Yellow rocket is making a pretty picture postcard hereabouts, but not so good for grass hay fields.

Row croppers haven't been able to spray it down because of rain this year.

Ralph


----------



## mlappin (Jun 25, 2009)

A lady from our VFW makes a most powerful and tasty dandelion wine, tends to sneak up on yah and takes your knees right out from under you.

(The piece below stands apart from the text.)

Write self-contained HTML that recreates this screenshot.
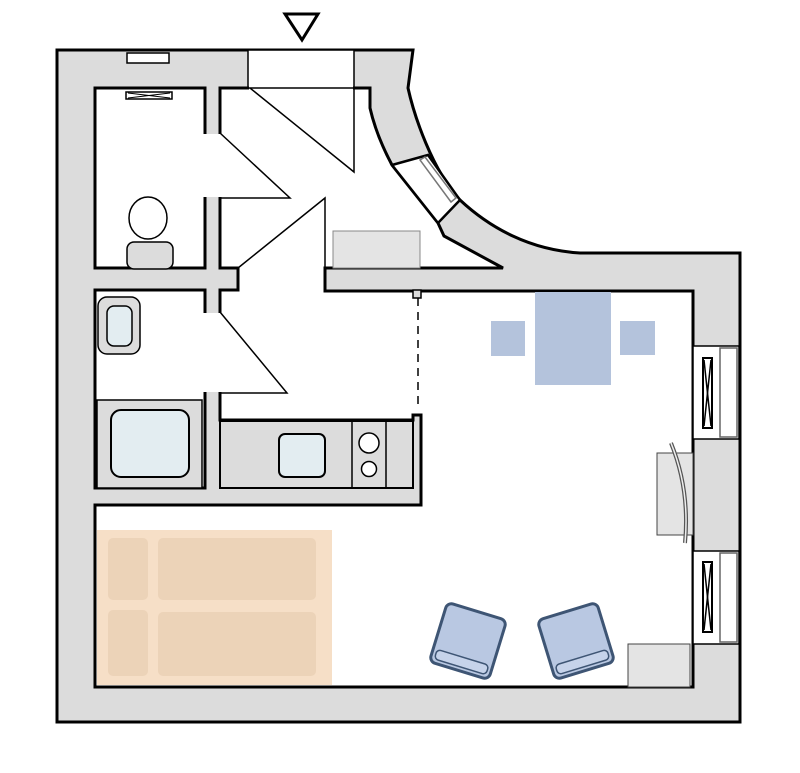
<!DOCTYPE html>
<html><head><meta charset="utf-8"><style>html,body{margin:0;padding:0;background:#fff}svg{display:block}</style></head>
<body>
<svg width="800" height="773" viewBox="0 0 800 773" xmlns="http://www.w3.org/2000/svg">
<!-- entrance marker -->
<polygon points="285,14 318,14 302,40" fill="#fff" stroke="#000" stroke-width="3"/>
<!-- outer walls -->
<path d="M57,50 H413 L408,88 C414,115 432,170 460,200 C490,228 530,250 580,253 H740 V722 H57 Z" fill="#dcdcdc" stroke="#000" stroke-width="3"/>
<!-- entrance opening -->
<rect x="248" y="50" width="106" height="38" fill="#fff" stroke="#000" stroke-width="1.5"/>
<!-- toilet -->
<rect x="95" y="88" width="110" height="180" fill="#fff" stroke="#000" stroke-width="3"/>
<!-- bathroom -->
<rect x="95" y="290" width="110" height="198" fill="#fff" stroke="#000" stroke-width="3"/>
<!-- main open area -->
<path d="M220,88 H370 V108 C375,130 384,150 392,165 L438,223 L444,236 L503,268 H325 V291 H693 V687 H95 V505 H421 V415 H413 V420 H220 V290 H238 V268 H220 Z" fill="#fff" stroke="#000" stroke-width="3"/>
<!-- door openings -->
<rect x="203" y="134" width="19" height="63" fill="#fff"/>
<rect x="203" y="313" width="19" height="79" fill="#fff"/>
<rect x="249" y="86" width="104" height="4" fill="#fff"/>
<line x1="249" y1="88" x2="354" y2="88" stroke="#000" stroke-width="1.5"/>
<!-- door swings -->
<g stroke="#000" stroke-width="1.5" fill="none">
<polyline points="250,88 354,172 354,88"/>
<polyline points="220,133 290,198 220,198"/>
<polyline points="238,268 325,198 325,268"/>
<polyline points="220,312 287,393 220,393"/>
<line x1="418" y1="298" x2="418" y2="410" stroke-dasharray="8,6"/>
</g>
<!-- wall stub near dashed line -->
<rect x="413" y="290" width="8" height="8" fill="#dcdcdc" stroke="#000" stroke-width="1.5"/>
<!-- curved wall window -->
<polygon points="392,165 428,155 460,200 438,223" fill="#fff" stroke="#000" stroke-width="2.5"/>
<polygon points="420,160 425,157 456,198 451,202" fill="#fff" stroke="#777" stroke-width="1.5"/>
<!-- toilet window -->
<rect x="127" y="53" width="42" height="10" fill="#fff" stroke="#000" stroke-width="1.5"/>
<rect x="126" y="92" width="46" height="7" fill="#fff" stroke="#000" stroke-width="1.5"/>
<line x1="128" y1="93" x2="170" y2="98" stroke="#000"/><line x1="128" y1="98" x2="170" y2="93" stroke="#000"/>
<!-- toilet -->
<ellipse cx="148" cy="218" rx="19" ry="21" fill="#fff" stroke="#000" stroke-width="1.5"/>
<rect x="127" y="242" width="46" height="27" rx="7" fill="#dcdcdc" stroke="#000" stroke-width="1.5"/>
<!-- hall cabinet -->
<rect x="333" y="231" width="87" height="37" fill="#e4e4e4" stroke="#888" stroke-width="1"/>
<!-- bathroom sink -->
<rect x="98" y="297" width="42" height="57" rx="9" fill="#dcdcdc" stroke="#000" stroke-width="1.5"/>
<rect x="107" y="306" width="25" height="40" rx="7" fill="#e3edf1" stroke="#000" stroke-width="1.5"/>
<!-- bathtub -->
<rect x="97" y="400" width="105" height="88" fill="#dcdcdc" stroke="#000" stroke-width="1.5"/>
<rect x="111" y="410" width="78" height="67" rx="10" fill="#e3edf1" stroke="#000" stroke-width="2"/>
<!-- kitchen counter -->
<rect x="220" y="421" width="193" height="67" fill="#dcdcdc" stroke="#000" stroke-width="2"/>
<line x1="352" y1="421" x2="352" y2="488" stroke="#000" stroke-width="1.5"/>
<line x1="386" y1="421" x2="386" y2="488" stroke="#000" stroke-width="1.5"/>
<rect x="279" y="434" width="46" height="43" rx="6" fill="#e3edf1" stroke="#000" stroke-width="2"/>
<circle cx="369" cy="443" r="10" fill="#fff" stroke="#000" stroke-width="1.5"/>
<circle cx="369" cy="469" r="7.5" fill="#fff" stroke="#000" stroke-width="1.5"/>
<!-- dining -->
<rect x="535" y="292" width="76" height="93" fill="#b4c3dc"/>
<rect x="491" y="321" width="34" height="35" fill="#b4c3dc"/>
<rect x="620" y="321" width="35" height="34" fill="#b4c3dc"/>
<!-- right windows -->
<g stroke="#000" stroke-width="1.5">
<rect x="693" y="346" width="46" height="93" fill="#fff"/>
<rect x="703" y="358" width="9" height="70" fill="#fff" stroke-width="2"/>
<line x1="704" y1="360" x2="711" y2="426"/><line x1="711" y1="360" x2="704" y2="426"/>
<rect x="720" y="348" width="17" height="89" fill="#fff" stroke="#666"/>
<rect x="693" y="551" width="46" height="93" fill="#fff"/>
<rect x="703" y="562" width="9" height="70" fill="#fff" stroke-width="2"/>
<line x1="704" y1="564" x2="711" y2="630"/><line x1="711" y1="564" x2="704" y2="630"/>
<rect x="720" y="553" width="17" height="89" fill="#fff" stroke="#666"/>
</g>
<!-- desk -->
<rect x="657" y="453" width="36" height="82" fill="#e4e4e4" stroke="#444" stroke-width="1"/>
<path d="M671,443 Q690,490 685,543" fill="none" stroke="#555" stroke-width="4"/>
<path d="M671,443 Q690,490 685,543" fill="none" stroke="#eee" stroke-width="1.5"/>
<!-- corner cabinet -->
<rect x="628" y="644" width="62" height="43" fill="#e4e4e4" stroke="#444" stroke-width="1"/>
<!-- armchairs -->
<g transform="translate(468,641) rotate(17)">
<rect x="-31" y="-31" width="62" height="62" rx="6" fill="#b9c8e2" stroke="#3e5574" stroke-width="3"/>
<rect x="-27" y="17" width="54" height="10" rx="4" fill="#c6d3ea" stroke="#3e5574" stroke-width="1.5"/>
</g>
<g transform="translate(576,641) rotate(-17)">
<rect x="-31" y="-31" width="62" height="62" rx="6" fill="#b9c8e2" stroke="#3e5574" stroke-width="3"/>
<rect x="-27" y="17" width="54" height="10" rx="4" fill="#c6d3ea" stroke="#3e5574" stroke-width="1.5"/>
</g>
<!-- bed -->
<rect x="97" y="530" width="235" height="155" fill="#f6dfc7"/>
<rect x="108" y="538" width="40" height="62" rx="5" fill="#ecd3b8"/>
<rect x="108" y="610" width="40" height="66" rx="5" fill="#ecd3b8"/>
<rect x="158" y="538" width="158" height="62" rx="5" fill="#ecd3b8"/>
<rect x="158" y="612" width="158" height="64" rx="5" fill="#ecd3b8"/>
</svg>
</body></html>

Her apple and cherry pie are also most excellent. She lets hers age a year instead of the 6 months like most.


----------



## Tim/South (Dec 12, 2011)

rjmoses said:


> Yellow rocket is making a pretty picture postcard hereabouts, but not so good for grass hay fields.
> 
> Row croppers haven't been able to spray it down because of rain this year.
> 
> Ralph


I was looking at some pictures online. People were posting pictures of their calves or foals in yellow rocket. Guess the idea is the pretty blooms make for a pretty picture. All I could think of is they needed to spray.


----------



## Teslan (Aug 20, 2011)

Yes you are right. We have more then usual as well.


----------



## Thorim (Jan 19, 2015)

mlappin said:


> A lady from our VFW makes a most powerful and tasty dandelion wine, tends to sneak up on yah and takes your knees right out from under you.
> 
> Her apple and cherry pie are also most excellent. She lets hers age a year instead of the 6 months like most.

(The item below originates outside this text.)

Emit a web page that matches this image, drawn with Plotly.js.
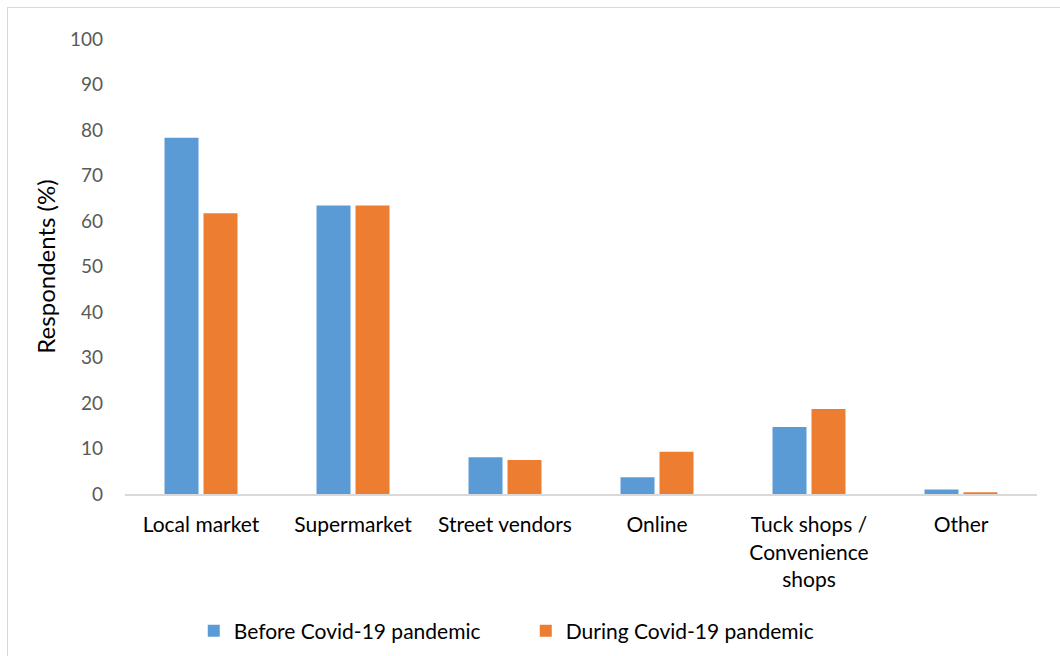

 My aunt made some dandelion wine back in 1970 and we found a bottle 15 years later it was good but very potent. I took a swallow and instantly broke out in monster hives all over my chest and arms, never had dandelion do that before or sense lol


----------



## CowboyRam (Dec 13, 2015)

Thorim said:


> My aunt made some dandelion wine back in 1970 and we found a bottle 15 years later it was good but very potent. I took a swallow and instantly broke out in monster hives all over my chest and arms, never had dandelion do that before or sense lol


My grandfather used to make some potent grape wine, it would knock your socks off fairly quickly. I just wish I was interested in making wine then.


----------